Task brief:
Only the lines from the beginning of the entries through the one with "const H = 362;" should be written out, please, exactly and without any pictures.

Data in this exercise:
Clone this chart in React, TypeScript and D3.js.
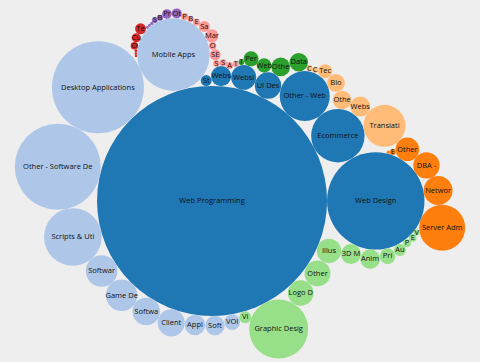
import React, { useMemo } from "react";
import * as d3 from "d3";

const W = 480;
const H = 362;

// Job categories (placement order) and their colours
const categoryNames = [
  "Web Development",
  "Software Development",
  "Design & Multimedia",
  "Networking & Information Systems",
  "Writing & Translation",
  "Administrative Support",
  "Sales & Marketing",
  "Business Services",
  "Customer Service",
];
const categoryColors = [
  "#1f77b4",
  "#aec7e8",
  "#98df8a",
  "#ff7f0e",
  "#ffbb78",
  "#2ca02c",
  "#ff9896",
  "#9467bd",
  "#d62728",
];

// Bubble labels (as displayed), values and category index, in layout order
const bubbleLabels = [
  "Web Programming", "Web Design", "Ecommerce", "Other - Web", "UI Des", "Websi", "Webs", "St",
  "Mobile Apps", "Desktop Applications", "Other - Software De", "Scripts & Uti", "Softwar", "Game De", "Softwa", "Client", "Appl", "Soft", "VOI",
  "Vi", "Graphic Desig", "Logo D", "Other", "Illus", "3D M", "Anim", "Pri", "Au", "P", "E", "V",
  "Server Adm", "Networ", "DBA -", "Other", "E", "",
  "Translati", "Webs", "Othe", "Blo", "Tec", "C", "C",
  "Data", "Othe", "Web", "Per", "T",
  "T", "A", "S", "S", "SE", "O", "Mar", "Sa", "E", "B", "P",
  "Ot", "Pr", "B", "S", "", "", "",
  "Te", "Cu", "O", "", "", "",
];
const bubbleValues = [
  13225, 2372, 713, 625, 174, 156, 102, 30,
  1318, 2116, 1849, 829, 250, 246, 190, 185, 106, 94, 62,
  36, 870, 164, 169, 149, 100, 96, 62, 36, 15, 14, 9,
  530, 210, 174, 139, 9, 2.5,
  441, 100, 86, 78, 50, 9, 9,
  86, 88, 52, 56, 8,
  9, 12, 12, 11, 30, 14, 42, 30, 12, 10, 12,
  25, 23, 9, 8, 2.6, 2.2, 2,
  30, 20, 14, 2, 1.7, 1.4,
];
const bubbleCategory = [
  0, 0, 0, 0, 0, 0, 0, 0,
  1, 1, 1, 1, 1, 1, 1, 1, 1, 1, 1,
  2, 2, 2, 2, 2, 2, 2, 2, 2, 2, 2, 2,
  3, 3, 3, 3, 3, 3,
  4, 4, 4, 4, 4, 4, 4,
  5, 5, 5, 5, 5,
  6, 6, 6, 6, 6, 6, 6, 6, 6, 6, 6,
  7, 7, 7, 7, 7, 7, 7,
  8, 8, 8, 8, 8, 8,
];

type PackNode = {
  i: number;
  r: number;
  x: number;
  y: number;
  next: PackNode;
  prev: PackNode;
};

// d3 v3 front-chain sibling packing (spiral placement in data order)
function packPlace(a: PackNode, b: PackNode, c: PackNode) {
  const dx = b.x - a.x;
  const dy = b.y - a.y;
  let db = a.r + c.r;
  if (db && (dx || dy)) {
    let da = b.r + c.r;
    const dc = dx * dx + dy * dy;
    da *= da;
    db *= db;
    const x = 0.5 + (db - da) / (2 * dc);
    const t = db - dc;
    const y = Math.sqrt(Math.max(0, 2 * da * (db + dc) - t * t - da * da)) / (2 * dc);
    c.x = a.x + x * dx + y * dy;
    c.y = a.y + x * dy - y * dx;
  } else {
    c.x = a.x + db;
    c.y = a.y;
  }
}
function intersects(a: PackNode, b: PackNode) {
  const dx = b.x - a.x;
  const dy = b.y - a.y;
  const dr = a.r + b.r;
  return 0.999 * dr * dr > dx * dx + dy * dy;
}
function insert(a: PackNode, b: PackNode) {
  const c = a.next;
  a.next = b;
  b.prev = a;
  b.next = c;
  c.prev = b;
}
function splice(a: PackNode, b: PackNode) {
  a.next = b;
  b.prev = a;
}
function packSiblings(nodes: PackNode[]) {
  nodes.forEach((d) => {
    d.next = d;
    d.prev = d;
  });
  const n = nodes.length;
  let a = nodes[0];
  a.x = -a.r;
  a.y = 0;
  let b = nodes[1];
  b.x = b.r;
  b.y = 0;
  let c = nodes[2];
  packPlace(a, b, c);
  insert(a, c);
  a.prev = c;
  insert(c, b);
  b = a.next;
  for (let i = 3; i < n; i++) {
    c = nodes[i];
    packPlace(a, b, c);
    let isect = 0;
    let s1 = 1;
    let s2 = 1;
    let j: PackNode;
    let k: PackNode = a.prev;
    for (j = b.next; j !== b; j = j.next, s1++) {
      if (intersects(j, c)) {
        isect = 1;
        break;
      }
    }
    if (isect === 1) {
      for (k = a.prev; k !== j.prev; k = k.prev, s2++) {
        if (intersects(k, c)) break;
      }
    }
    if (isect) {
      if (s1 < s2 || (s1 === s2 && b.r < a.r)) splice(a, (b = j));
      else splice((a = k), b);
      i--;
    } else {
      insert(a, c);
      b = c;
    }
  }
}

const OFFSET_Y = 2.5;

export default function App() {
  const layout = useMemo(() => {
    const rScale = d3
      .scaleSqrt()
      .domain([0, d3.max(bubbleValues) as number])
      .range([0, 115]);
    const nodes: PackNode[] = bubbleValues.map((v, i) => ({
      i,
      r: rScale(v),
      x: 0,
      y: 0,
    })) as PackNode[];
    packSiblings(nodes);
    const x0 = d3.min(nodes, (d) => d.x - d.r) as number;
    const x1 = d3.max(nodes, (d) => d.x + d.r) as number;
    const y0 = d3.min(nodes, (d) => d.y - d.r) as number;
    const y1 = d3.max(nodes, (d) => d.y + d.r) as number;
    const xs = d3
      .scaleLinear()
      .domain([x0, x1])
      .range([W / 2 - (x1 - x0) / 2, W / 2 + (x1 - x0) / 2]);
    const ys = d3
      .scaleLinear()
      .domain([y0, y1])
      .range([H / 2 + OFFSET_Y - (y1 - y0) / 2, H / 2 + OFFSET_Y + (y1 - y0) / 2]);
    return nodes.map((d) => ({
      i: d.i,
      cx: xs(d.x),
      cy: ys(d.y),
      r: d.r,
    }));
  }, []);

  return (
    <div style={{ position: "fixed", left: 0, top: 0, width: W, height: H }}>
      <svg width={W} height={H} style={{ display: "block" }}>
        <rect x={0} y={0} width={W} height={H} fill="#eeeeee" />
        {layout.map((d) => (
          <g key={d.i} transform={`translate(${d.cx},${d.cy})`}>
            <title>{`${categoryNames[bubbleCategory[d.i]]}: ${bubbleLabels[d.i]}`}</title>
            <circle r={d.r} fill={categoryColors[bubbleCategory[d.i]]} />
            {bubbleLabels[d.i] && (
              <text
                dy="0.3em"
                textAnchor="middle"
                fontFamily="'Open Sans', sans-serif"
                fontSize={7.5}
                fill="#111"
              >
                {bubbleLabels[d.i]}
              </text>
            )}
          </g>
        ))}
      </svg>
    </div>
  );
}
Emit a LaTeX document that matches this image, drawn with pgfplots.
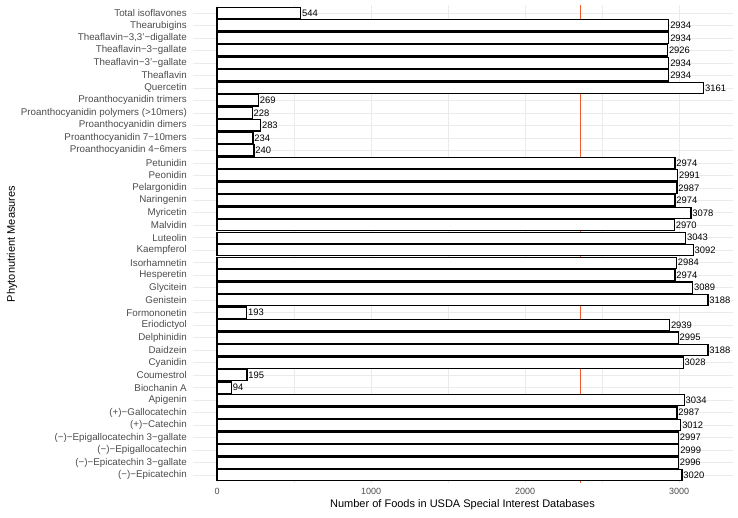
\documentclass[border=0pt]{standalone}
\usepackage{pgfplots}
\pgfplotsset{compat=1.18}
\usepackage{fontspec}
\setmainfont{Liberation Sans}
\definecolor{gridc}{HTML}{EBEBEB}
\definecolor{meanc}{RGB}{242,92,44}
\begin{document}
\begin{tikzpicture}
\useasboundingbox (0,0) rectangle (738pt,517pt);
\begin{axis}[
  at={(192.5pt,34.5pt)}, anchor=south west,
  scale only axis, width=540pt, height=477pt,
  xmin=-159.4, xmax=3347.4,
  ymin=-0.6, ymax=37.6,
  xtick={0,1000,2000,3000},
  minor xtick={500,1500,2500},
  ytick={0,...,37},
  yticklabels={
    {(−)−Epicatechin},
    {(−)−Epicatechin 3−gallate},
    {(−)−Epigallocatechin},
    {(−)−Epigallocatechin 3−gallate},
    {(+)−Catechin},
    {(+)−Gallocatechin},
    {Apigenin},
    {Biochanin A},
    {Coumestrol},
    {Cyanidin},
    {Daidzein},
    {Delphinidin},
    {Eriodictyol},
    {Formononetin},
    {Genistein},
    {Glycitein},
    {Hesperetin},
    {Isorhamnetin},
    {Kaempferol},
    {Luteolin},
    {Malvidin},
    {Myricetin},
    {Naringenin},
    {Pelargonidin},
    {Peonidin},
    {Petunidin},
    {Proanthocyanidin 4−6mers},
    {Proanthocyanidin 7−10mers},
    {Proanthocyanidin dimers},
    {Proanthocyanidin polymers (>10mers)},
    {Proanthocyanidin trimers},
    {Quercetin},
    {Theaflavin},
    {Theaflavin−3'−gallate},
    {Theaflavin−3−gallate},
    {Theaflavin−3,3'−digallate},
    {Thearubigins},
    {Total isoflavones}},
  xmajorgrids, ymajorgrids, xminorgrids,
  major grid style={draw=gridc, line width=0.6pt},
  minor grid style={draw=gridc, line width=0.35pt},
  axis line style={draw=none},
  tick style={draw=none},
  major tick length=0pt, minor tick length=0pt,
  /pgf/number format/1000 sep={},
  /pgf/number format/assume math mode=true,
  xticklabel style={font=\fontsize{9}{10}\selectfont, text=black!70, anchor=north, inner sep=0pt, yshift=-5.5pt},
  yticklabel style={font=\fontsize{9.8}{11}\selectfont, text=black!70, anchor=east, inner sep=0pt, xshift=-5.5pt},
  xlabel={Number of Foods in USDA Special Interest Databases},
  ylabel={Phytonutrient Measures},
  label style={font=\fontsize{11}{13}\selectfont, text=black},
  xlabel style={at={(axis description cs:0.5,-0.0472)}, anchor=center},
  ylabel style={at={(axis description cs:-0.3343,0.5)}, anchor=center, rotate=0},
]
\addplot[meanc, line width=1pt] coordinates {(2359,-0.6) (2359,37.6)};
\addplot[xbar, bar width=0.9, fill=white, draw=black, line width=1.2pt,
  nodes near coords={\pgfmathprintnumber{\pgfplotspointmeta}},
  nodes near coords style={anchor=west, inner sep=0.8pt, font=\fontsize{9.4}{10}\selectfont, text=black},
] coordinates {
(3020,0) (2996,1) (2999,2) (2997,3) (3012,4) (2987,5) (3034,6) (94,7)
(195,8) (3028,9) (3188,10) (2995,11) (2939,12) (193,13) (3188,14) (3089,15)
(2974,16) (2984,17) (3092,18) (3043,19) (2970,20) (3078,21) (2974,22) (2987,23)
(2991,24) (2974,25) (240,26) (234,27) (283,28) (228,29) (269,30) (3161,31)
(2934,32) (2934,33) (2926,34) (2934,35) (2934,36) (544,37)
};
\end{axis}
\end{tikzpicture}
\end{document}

Result for this exercise:
Clone this chart in React, TypeScript and D3.js.
import React, { useMemo } from "react";
import * as d3 from "d3";

const W = 480;
const H = 362;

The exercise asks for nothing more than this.